Friday evening the guests assemble. Each brings games / computers / gadgets plus a box of electronic bits and pieces. They have a central aim for the party – to build a computer for a friend who does not have one. They meet and plan the build – which bits to use etc. But first they have to boost the wireless signal to reach the attic. Then they form into teams for playing various on-line / offline games and work out a points scoring systems for the different teams. And then it is go – games playing / building the computer / coding and so on. And of course, an endless supply of pizzas and stubbies (for our non native English readers – a stubby is a small bottle of weak beer). Sunday evening – the computer is working and loaded up with software and parents arrive to take the kids home.

Sound fantastic to me.
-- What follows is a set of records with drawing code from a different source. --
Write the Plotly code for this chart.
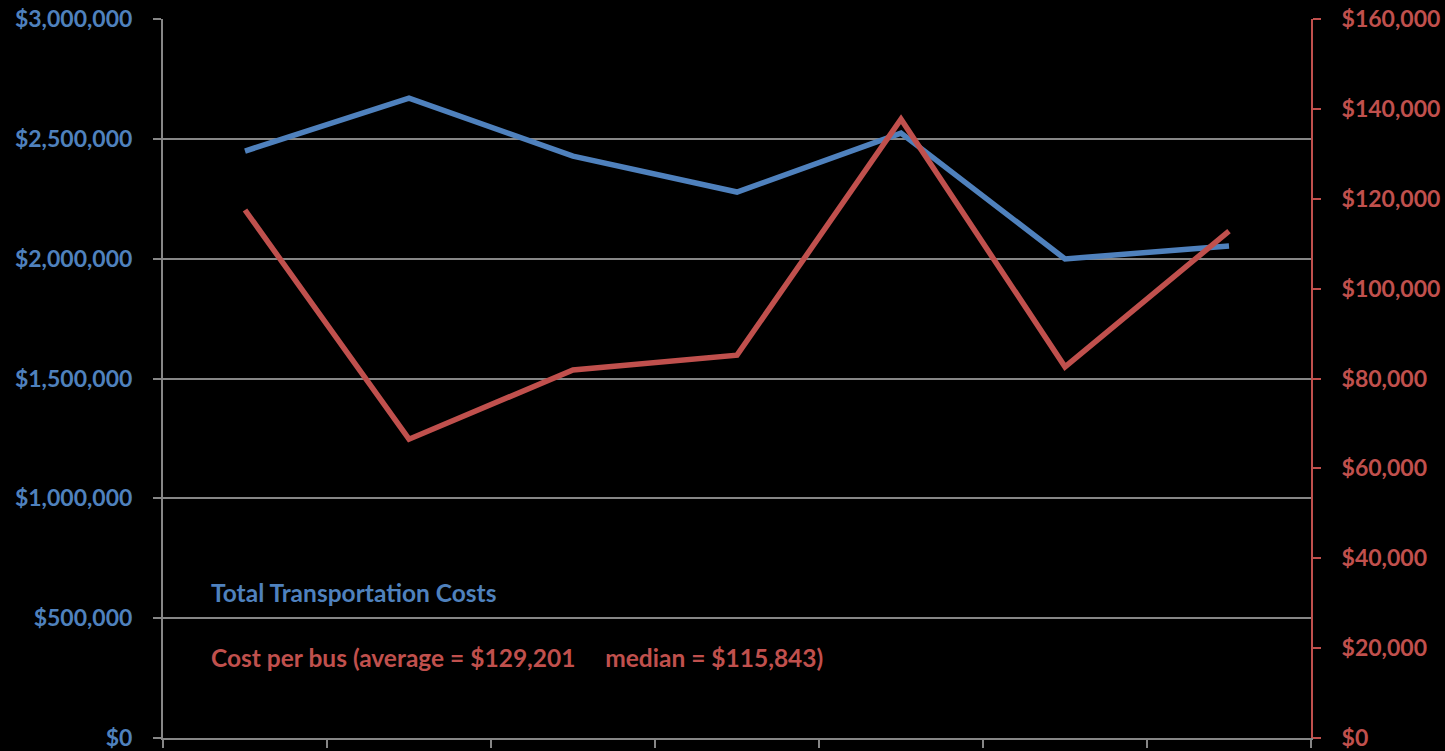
import plotly.graph_objects as go

categories = [1, 2, 3, 4, 5, 6, 7]
total_costs = [2449000, 2670000, 2428000, 2278000, 2524000, 1999000, 2053000]
cost_per_bus = [117500, 66500, 81900, 85200, 137700, 82600, 112800]
left_ticks = [0, 500000, 1000000, 1500000, 2000000, 2500000, 3000000]
left_labels = ["$0", "$500,000", "$1,000,000", "$1,500,000", "$2,000,000", "$2,500,000", "$3,000,000"]
right_ticks = [0, 20000, 40000, 60000, 80000, 100000, 120000, 140000, 160000]
right_labels = ["$0", "$20,000", "$40,000", "$60,000", "$80,000", "$100,000", "$120,000", "$140,000", "$160,000"]
x_bounds = [0.5, 1.5, 2.5, 3.5, 4.5, 5.5, 6.5, 7.5]

BLUE = "#4F81BD"
RED = "#C0504D"
GRID = "#868686"
FONT = "Lato"
TICK_SIZE = 23
NOTE_SIZE = 24.5

fig = go.Figure()
fig.add_trace(go.Scatter(x=categories, y=total_costs, mode="lines",
                         line=dict(color=BLUE, width=5.5), name="Total Transportation Costs"))
fig.add_trace(go.Scatter(x=categories, y=cost_per_bus, mode="lines", yaxis="y2",
                         line=dict(color=RED, width=5.5), name="Cost per bus"))

fig.update_layout(
    width=1445, height=751, autosize=False,
    paper_bgcolor="black", plot_bgcolor="black",
    margin=dict(l=163, r=134, t=19, b=13, autoexpand=False),
    showlegend=False,
    font=dict(family=FONT, size=20),
    xaxis=dict(range=[0.5, 7.5], tickvals=x_bounds, ticktext=[""] * len(x_bounds),
               showgrid=False, zeroline=False, showline=True, linecolor=GRID, linewidth=2,
               ticks="outside", ticklen=8, tickcolor=GRID, tickwidth=2),
    yaxis=dict(range=[0, 3000000], tickvals=left_ticks, ticktext=left_labels,
               showgrid=True, gridcolor=GRID, gridwidth=2, zeroline=False,
               showline=True, linecolor=GRID, linewidth=2,
               ticks="outside", ticklen=8, tickcolor=GRID, tickwidth=2,
               tickfont=dict(family=FONT, size=TICK_SIZE, color=BLUE, weight="bold"),
               ticklabelstandoff=16, ticklabeloverflow="allow"),
    yaxis2=dict(range=[0, 160000], tickvals=right_ticks, ticktext=right_labels,
                overlaying="y", side="right", showgrid=False, zeroline=False,
                showline=True, linecolor=RED, linewidth=2,
                ticks="outside", ticklen=8, tickcolor=RED, tickwidth=2,
                tickfont=dict(family=FONT, size=TICK_SIZE, color=RED, weight="bold"),
                ticklabelstandoff=16, ticklabeloverflow="allow"),
    annotations=[
        dict(xref="paper", yref="paper", x=(209 - 163) / 1148, y=(738 - 592) / 719,
             xanchor="left", yanchor="middle", showarrow=False,
             text="Total Transportation Costs",
             font=dict(family=FONT, size=NOTE_SIZE, color=BLUE, weight="bold")),
        dict(xref="paper", yref="paper", x=(209 - 163) / 1148, y=(738 - 657) / 719,
             xanchor="left", yanchor="middle", showarrow=False,
             text="Cost per bus (average = $129,201\u00a0\u00a0\u00a0\u00a0\u00a0median = $115,843)",
             font=dict(family=FONT, size=NOTE_SIZE, color=RED, weight="bold")),
    ],
)

fig.write_html("out.html", config={"displayModeBar": False})

with open("out.html", "r", encoding="utf-8") as f:
    html = f.read()
html = html.replace("<head>", "<head><style>html,body{margin:0;padding:0;background:#000;overflow:hidden;}</style>", 1)
with open("out.html", "w", encoding="utf-8") as f:
    f.write(html)
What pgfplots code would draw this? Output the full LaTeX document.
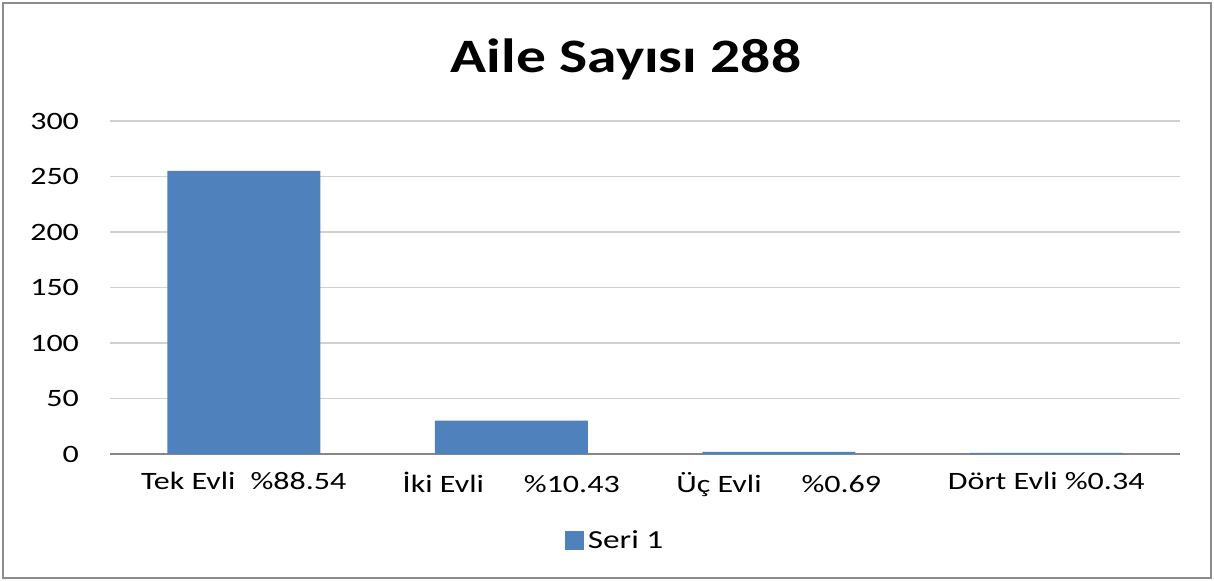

I am planning a Pontydysgu LAN party in June. Want to come? Just email me.

The directors (rough) cut

April 7th, 2008 by Graham Attwell

pesaropodcast.jpg

Its been a tiring last six days. First to Karlsruhe for the launch of the Mature research project and then on to Pesaro to teach on the last day of the five day course on materials production for open and distance learning. There were some 15 students from all over Europe. It was hard work but great fun. I did an initial session on Personal Learning Environments (more on that on this blog later) and then a session on podcasting. I got four groups to each storyboard a session and then each group recorded their session live on stage in front of the whole class.

The technology was a bit dubious – it was what I could set up from my bag in five minutes – but the participants were enthusiastic – despite it being a sunny Saturday afternoon, creative and very funny.

I have promised to publish their work. This is a very rough cut – I did it last night when I got home. The sound levels are all over the place and the editing is minimal but I think it shows the potential of using podcasting for creating and creativity. You are all invited to listen – however some of the humour is very much in-group. Sadly there was no time to run a session on editing but we are adding that to the wiki that Critsina and I have created for supporting our teaching and learning sessions.

Thanks to Elmo for organising the Pesaro course and to all the students for their willingness to play.

Is my knowledge maturing?

April 2nd, 2008 by Graham Attwell

I am not particularly good at ‘live’ blogging. But I thought I would practice with a couple of posts from my travels this week. At the moment I am in Karlsruhe in the South of Germany at the kickoff meeting of the EC mature project.

Most of today has been taken up with partner presentations but the last horu has been more interesting. There are a lot of talents between the partners and a reasonable repositopry of tools and applications that the different techncial developesr have brought to the table.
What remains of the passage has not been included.